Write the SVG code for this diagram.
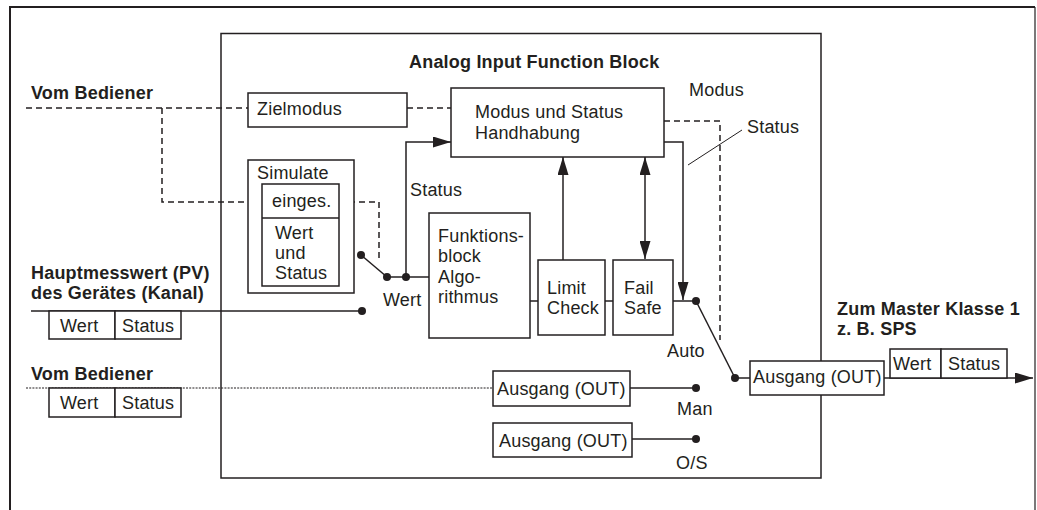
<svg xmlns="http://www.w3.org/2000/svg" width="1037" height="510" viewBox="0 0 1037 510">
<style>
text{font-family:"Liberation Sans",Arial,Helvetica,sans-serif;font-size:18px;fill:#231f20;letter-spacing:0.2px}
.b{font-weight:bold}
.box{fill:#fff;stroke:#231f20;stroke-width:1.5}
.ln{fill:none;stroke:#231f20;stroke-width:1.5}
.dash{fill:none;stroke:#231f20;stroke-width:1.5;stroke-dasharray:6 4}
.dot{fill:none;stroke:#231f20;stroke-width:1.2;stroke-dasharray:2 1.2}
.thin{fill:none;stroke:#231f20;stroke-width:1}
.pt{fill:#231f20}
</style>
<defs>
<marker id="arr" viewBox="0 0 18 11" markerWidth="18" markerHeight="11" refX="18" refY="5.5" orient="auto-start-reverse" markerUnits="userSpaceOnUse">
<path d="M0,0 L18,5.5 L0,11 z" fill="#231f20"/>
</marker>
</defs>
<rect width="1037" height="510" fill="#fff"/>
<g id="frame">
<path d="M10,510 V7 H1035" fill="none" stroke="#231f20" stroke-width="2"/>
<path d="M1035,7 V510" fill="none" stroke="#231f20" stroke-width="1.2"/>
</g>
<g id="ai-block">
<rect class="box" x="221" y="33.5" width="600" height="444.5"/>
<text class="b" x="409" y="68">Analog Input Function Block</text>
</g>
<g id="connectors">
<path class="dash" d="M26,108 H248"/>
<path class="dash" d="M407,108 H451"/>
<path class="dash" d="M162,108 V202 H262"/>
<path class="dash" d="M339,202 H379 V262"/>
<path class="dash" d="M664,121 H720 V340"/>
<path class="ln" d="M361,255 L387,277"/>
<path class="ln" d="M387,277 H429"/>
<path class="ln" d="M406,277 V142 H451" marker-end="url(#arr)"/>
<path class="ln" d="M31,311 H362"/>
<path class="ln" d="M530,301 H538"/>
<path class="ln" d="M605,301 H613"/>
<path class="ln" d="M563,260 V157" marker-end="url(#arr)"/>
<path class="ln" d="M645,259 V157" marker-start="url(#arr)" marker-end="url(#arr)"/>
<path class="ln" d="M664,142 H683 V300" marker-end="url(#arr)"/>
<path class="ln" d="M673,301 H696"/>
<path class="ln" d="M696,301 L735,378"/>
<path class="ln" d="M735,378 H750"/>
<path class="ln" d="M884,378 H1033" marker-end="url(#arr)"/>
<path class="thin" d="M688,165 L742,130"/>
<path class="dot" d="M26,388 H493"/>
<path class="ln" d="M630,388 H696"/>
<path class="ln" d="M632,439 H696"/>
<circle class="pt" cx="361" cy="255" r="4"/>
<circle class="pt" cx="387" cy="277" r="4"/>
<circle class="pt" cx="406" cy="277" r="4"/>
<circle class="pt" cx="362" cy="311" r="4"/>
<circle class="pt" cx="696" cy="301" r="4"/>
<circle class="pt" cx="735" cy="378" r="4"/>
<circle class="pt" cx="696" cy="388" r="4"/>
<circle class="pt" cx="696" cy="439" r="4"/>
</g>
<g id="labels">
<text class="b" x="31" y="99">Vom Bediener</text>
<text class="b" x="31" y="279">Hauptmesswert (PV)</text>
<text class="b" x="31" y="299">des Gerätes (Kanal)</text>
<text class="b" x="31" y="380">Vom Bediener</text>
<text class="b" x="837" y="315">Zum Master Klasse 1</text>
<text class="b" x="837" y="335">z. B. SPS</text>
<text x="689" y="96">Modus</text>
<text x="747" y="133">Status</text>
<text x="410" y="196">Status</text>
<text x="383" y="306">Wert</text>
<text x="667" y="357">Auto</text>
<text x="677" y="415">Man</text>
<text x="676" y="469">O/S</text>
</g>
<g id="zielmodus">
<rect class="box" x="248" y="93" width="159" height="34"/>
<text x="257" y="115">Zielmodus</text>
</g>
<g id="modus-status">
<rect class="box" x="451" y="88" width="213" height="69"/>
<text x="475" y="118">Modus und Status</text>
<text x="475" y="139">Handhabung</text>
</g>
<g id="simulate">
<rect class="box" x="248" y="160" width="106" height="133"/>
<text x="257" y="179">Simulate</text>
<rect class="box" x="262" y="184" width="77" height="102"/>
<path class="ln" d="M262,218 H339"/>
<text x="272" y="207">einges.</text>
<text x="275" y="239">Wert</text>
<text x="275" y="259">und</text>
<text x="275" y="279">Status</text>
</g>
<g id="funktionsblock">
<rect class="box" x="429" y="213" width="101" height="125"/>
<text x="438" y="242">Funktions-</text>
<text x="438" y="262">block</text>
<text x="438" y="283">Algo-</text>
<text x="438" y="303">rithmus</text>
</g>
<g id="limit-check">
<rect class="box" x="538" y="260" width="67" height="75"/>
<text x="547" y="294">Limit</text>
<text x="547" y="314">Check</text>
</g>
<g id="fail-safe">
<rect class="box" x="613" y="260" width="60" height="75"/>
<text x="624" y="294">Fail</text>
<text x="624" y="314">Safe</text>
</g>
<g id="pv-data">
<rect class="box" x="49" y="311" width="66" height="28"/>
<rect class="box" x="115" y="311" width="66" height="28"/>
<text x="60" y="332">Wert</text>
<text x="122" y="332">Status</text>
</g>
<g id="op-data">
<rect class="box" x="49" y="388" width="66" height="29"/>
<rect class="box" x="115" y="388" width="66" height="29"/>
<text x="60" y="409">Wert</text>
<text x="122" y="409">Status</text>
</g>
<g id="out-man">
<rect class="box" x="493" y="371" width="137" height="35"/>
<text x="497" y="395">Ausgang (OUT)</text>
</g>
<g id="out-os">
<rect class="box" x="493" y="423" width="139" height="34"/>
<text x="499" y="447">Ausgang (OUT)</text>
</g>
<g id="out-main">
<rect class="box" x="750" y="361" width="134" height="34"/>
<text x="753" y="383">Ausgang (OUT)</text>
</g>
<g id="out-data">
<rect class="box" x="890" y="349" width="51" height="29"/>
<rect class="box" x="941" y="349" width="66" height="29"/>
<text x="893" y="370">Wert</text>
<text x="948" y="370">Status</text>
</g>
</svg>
--
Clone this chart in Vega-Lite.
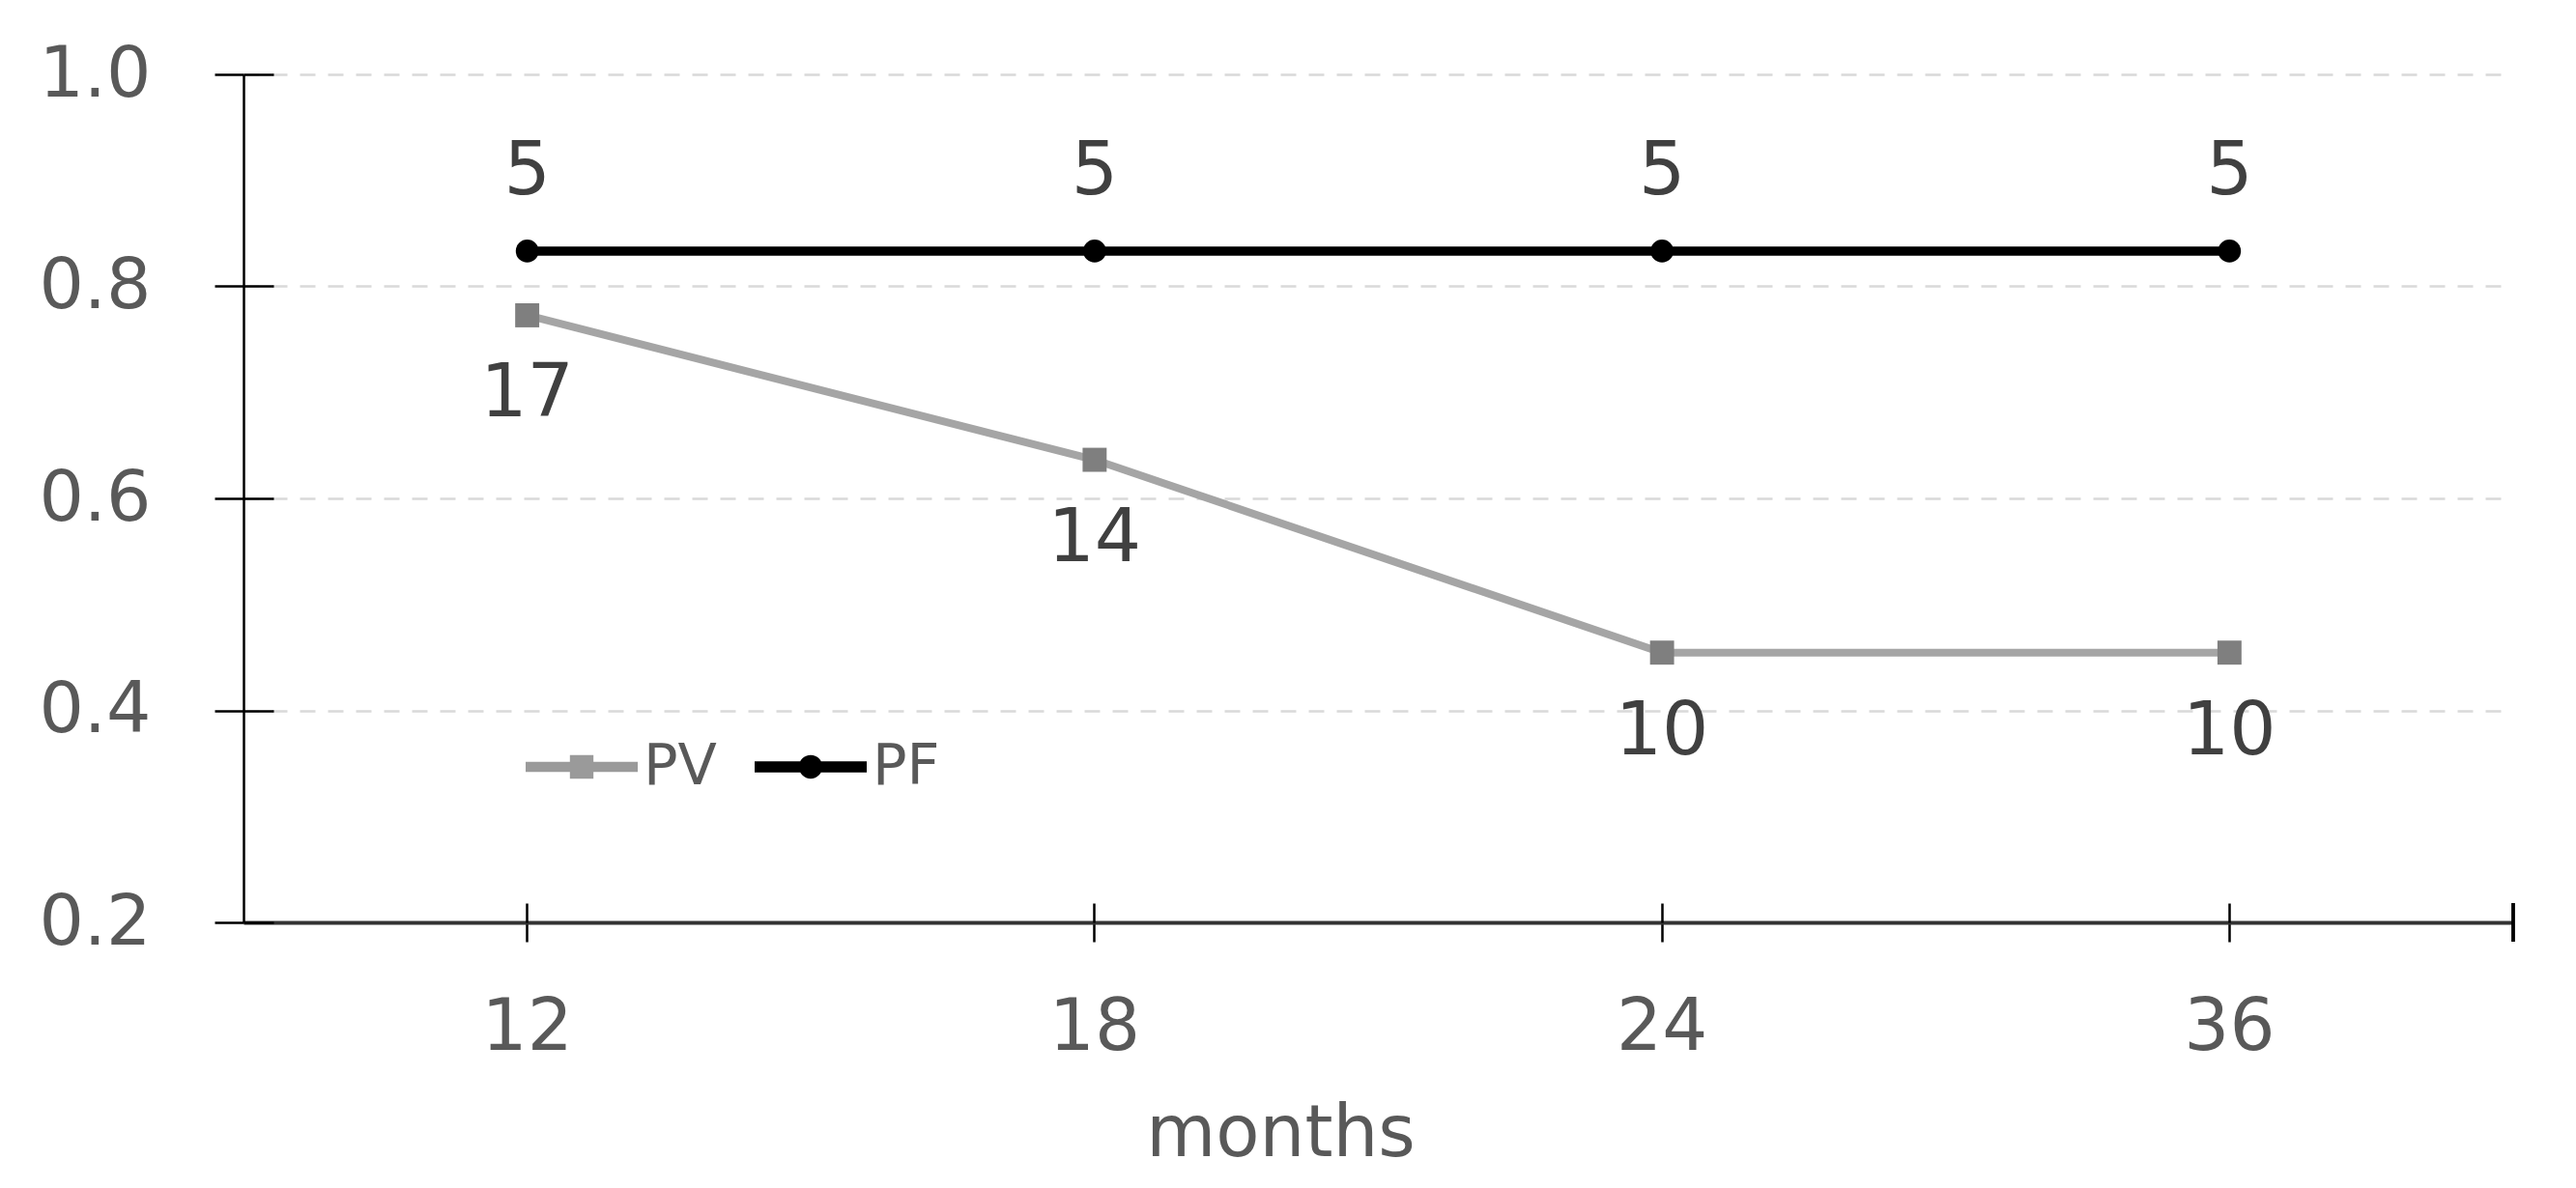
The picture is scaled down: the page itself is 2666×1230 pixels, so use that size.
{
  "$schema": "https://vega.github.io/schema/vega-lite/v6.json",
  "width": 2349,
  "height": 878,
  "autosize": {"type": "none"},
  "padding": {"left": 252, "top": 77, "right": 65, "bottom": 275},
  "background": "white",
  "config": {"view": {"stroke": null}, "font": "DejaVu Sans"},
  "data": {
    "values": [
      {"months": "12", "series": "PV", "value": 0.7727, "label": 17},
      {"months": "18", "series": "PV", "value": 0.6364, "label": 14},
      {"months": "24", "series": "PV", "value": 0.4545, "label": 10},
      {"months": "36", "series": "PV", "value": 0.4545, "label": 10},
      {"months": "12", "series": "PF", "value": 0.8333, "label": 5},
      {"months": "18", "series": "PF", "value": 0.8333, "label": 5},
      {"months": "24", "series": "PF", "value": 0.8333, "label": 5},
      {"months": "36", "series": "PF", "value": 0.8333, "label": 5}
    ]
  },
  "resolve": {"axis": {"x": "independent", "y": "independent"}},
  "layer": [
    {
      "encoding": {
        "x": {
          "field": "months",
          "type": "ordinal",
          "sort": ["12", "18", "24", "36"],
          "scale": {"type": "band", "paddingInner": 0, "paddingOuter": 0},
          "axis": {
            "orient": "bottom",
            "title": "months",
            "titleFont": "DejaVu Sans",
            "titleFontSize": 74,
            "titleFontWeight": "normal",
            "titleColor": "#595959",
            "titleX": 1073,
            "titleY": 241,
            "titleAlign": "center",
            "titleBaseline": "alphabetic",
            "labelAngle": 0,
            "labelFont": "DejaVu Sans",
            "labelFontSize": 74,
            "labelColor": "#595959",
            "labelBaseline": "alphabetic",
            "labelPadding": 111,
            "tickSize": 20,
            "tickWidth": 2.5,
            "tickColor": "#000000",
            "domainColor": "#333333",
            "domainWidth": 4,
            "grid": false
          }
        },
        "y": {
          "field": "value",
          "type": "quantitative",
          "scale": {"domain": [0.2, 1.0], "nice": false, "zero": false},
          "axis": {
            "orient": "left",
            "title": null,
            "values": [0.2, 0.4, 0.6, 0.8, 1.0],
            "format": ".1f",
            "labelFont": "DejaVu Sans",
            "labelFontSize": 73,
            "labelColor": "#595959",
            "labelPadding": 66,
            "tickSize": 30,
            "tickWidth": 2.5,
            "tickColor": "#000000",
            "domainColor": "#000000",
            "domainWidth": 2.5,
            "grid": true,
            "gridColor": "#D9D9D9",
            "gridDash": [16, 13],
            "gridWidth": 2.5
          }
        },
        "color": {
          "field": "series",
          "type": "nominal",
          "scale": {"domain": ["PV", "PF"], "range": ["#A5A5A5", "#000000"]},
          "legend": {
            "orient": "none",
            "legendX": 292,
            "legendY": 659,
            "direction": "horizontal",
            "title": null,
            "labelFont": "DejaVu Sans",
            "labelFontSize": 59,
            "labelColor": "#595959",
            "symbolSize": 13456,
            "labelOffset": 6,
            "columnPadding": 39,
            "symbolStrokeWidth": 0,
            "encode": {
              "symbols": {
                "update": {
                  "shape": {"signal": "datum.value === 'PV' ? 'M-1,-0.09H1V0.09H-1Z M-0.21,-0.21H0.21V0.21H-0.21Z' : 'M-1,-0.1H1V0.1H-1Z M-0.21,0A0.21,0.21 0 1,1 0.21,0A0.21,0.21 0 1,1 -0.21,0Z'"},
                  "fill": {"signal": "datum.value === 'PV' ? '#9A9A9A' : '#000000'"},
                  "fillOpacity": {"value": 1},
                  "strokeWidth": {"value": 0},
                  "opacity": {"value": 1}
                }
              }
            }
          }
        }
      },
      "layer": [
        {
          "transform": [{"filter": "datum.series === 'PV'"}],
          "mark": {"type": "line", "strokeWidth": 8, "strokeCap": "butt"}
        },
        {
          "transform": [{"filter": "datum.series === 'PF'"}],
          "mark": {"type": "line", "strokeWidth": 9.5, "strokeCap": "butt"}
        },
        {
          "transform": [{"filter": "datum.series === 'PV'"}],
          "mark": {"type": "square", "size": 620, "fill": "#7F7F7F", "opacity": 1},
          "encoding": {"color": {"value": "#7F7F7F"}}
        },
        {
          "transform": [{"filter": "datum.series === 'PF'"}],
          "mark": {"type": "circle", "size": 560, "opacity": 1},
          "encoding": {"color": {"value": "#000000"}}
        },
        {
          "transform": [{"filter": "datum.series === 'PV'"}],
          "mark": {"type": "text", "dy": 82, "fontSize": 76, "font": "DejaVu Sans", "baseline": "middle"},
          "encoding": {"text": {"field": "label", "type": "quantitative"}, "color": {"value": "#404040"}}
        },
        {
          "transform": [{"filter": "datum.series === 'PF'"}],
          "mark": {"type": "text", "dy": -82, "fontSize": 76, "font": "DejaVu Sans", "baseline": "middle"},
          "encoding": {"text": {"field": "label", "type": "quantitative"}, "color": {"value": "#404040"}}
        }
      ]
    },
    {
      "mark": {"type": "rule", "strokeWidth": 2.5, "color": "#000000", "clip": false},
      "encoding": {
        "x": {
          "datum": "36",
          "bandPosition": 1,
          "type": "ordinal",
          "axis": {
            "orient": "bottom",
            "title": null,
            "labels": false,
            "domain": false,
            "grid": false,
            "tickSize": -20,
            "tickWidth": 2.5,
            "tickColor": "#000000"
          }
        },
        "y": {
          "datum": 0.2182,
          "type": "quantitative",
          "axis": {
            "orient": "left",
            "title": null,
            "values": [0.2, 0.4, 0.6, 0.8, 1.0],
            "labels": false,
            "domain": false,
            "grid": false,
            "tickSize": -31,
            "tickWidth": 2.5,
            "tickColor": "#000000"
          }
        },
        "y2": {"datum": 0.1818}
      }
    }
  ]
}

Given problem> Review the preceding data and report every line that includes the string "this".

Exercise solution>
Write the SVG code for this diagram.
Clone this chart in Vega-Lite.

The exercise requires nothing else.